Today is May 9th, and that means Happy Piccolo Day! On this day in some alternate universe, Piccolo managed to overthrow the King of our planet (who is a fucking dog mind you) and successfully put the world under his control.
As we all know, today King Piccolo will draw a slip at random, each which has a sector number of the Earth written upon it. Whichever sector gets chosen shall be completely obliterated!
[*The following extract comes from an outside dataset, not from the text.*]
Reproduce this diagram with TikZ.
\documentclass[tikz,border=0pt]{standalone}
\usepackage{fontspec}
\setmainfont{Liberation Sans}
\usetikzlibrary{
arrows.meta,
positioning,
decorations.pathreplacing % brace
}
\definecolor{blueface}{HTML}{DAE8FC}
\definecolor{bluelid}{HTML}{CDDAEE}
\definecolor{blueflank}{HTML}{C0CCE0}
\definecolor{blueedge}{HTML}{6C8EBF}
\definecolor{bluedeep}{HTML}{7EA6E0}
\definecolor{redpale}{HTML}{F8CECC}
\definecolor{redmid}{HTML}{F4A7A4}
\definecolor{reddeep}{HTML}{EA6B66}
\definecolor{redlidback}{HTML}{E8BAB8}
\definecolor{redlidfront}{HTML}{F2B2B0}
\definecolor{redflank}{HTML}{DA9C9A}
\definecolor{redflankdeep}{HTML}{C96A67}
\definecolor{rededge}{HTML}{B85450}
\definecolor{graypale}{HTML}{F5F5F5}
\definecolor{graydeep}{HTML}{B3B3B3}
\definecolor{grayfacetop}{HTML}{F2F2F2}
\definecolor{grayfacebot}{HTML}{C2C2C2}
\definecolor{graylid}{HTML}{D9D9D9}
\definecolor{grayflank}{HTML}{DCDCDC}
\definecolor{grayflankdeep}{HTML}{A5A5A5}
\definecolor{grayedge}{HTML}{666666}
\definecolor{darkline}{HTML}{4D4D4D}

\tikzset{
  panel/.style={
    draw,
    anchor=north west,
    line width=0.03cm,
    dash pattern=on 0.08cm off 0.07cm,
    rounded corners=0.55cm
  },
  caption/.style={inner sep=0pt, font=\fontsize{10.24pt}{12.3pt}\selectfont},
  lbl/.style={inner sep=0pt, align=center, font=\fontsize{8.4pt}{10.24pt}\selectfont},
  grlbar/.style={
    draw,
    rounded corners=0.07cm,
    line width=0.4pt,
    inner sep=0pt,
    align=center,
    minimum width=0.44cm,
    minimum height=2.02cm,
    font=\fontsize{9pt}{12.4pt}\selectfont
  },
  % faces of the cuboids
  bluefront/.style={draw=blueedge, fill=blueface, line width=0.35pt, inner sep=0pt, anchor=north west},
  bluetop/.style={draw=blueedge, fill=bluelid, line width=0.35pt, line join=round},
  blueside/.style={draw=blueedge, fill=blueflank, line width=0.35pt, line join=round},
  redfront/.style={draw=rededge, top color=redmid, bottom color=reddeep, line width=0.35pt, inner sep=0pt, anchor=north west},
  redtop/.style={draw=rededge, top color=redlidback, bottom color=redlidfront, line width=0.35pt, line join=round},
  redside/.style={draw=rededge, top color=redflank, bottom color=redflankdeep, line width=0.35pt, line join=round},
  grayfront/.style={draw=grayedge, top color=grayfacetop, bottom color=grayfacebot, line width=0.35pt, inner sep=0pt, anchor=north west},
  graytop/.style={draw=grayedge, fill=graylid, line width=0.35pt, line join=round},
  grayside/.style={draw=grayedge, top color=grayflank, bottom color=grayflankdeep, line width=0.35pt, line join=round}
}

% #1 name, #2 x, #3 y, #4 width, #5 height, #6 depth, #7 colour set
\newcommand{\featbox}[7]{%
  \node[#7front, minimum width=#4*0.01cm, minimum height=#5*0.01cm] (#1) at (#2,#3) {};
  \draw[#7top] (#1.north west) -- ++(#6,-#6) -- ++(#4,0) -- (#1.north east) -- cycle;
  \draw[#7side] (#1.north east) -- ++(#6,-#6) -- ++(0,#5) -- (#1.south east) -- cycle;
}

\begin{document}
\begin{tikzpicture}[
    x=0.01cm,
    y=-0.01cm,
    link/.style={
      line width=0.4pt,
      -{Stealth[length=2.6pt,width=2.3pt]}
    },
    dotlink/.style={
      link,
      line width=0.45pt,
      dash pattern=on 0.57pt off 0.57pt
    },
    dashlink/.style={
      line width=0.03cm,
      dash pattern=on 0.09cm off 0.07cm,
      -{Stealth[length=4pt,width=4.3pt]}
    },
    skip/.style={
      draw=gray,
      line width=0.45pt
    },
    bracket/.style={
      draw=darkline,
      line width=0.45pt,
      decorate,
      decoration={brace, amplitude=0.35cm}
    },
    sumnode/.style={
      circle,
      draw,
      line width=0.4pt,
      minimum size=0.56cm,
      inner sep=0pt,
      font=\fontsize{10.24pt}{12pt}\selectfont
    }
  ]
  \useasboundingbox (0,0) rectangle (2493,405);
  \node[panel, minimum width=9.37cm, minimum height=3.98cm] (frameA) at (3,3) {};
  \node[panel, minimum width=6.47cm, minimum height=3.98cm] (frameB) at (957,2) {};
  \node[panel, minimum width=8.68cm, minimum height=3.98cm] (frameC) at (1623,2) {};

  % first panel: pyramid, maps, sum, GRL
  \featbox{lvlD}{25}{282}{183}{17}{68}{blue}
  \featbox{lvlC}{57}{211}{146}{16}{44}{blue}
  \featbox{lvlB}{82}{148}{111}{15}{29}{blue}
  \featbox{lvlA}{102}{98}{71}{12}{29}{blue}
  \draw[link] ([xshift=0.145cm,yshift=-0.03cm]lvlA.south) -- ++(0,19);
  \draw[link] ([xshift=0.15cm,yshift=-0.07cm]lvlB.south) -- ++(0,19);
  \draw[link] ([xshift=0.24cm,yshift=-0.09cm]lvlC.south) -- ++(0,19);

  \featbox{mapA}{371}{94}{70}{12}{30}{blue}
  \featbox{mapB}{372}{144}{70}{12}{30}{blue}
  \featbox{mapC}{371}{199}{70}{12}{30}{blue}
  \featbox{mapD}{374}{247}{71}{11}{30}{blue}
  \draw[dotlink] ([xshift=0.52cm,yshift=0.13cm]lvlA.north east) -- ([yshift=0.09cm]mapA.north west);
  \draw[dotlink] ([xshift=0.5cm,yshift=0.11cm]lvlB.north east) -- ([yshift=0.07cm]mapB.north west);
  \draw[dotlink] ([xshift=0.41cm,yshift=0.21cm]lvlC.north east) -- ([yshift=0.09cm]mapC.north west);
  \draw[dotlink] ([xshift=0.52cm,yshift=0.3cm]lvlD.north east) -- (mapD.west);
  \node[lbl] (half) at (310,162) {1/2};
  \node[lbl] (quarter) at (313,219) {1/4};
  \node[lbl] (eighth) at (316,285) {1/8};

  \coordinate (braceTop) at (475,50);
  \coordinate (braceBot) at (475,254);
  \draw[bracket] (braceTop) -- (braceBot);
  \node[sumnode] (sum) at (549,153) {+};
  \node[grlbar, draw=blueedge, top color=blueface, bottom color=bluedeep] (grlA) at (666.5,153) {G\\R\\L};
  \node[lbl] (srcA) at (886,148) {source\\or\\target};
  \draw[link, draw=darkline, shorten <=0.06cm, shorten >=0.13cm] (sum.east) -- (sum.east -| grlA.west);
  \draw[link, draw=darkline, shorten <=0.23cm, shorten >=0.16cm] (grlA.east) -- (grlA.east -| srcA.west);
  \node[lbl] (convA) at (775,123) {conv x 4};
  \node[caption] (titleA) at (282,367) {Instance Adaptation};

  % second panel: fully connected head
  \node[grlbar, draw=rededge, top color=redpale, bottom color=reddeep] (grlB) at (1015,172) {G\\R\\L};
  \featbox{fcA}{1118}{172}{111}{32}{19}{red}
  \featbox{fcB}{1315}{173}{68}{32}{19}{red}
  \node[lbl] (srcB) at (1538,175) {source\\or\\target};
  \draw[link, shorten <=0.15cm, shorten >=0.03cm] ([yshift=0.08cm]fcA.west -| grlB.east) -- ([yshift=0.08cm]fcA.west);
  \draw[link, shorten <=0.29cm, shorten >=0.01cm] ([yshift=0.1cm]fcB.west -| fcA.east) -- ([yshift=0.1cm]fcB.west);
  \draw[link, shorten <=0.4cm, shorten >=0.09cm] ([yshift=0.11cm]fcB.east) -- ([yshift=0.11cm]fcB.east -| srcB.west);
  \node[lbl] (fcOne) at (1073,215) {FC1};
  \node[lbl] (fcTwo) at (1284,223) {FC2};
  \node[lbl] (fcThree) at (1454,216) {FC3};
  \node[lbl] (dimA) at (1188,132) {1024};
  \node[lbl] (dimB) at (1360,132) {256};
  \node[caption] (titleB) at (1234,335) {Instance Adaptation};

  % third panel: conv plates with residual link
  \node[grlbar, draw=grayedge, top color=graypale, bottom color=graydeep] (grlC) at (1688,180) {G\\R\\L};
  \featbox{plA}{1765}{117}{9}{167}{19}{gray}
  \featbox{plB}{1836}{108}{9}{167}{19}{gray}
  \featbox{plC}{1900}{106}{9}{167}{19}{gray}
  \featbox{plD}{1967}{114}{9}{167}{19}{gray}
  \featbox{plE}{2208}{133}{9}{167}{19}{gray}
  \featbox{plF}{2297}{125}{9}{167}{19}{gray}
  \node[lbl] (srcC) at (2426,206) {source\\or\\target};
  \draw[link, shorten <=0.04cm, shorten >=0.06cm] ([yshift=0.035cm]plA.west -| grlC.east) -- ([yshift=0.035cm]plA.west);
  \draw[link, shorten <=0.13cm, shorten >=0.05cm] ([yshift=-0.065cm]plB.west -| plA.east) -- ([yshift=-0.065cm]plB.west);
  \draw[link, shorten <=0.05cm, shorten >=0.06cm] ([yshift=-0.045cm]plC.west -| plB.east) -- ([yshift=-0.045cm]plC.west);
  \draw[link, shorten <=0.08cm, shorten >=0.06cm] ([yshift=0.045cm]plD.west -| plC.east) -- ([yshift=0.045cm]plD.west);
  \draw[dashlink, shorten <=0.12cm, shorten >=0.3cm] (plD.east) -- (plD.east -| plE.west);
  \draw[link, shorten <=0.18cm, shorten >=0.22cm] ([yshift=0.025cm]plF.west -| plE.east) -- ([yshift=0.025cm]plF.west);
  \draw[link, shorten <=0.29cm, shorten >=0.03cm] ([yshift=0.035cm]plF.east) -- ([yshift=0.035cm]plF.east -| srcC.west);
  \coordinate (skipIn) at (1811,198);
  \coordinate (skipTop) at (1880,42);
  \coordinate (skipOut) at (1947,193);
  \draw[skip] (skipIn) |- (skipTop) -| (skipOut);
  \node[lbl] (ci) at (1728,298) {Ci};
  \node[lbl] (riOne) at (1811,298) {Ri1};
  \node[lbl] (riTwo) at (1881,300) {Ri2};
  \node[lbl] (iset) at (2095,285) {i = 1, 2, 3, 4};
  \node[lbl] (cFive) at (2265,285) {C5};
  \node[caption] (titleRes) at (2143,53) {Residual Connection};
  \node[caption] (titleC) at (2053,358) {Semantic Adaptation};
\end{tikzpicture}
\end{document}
Isn’t that fun?
But while we await imminent doom, what better way to kill the time than highlighting why King Piccolo makes such a bad-ass ruler!!
- He is an EVIL SLUG MAN.
- It was one of King Piccolo’s minions who had the honor of being the first of many to lay waste to poor Krillin!!
- Top student in his high school band class!
- Despite being OVER 300 YEARS OLD, King Piccolo manages to retain his youthful appearance with Neutrogena! (He has even been featured in a few commercials!!)
- HE KILLS SHENRON. HE FUCKING KILLS SHENRON. WHO THE FUCK DOES THAT.
- King Piccolo has the spectacular ability and willpower to ovulate with a hole through his stomach! How superbly ADMIRABLE!
(Note: this day occurs on May 13th if you’re a dubbie. Feel free to keep up celebrations until then.)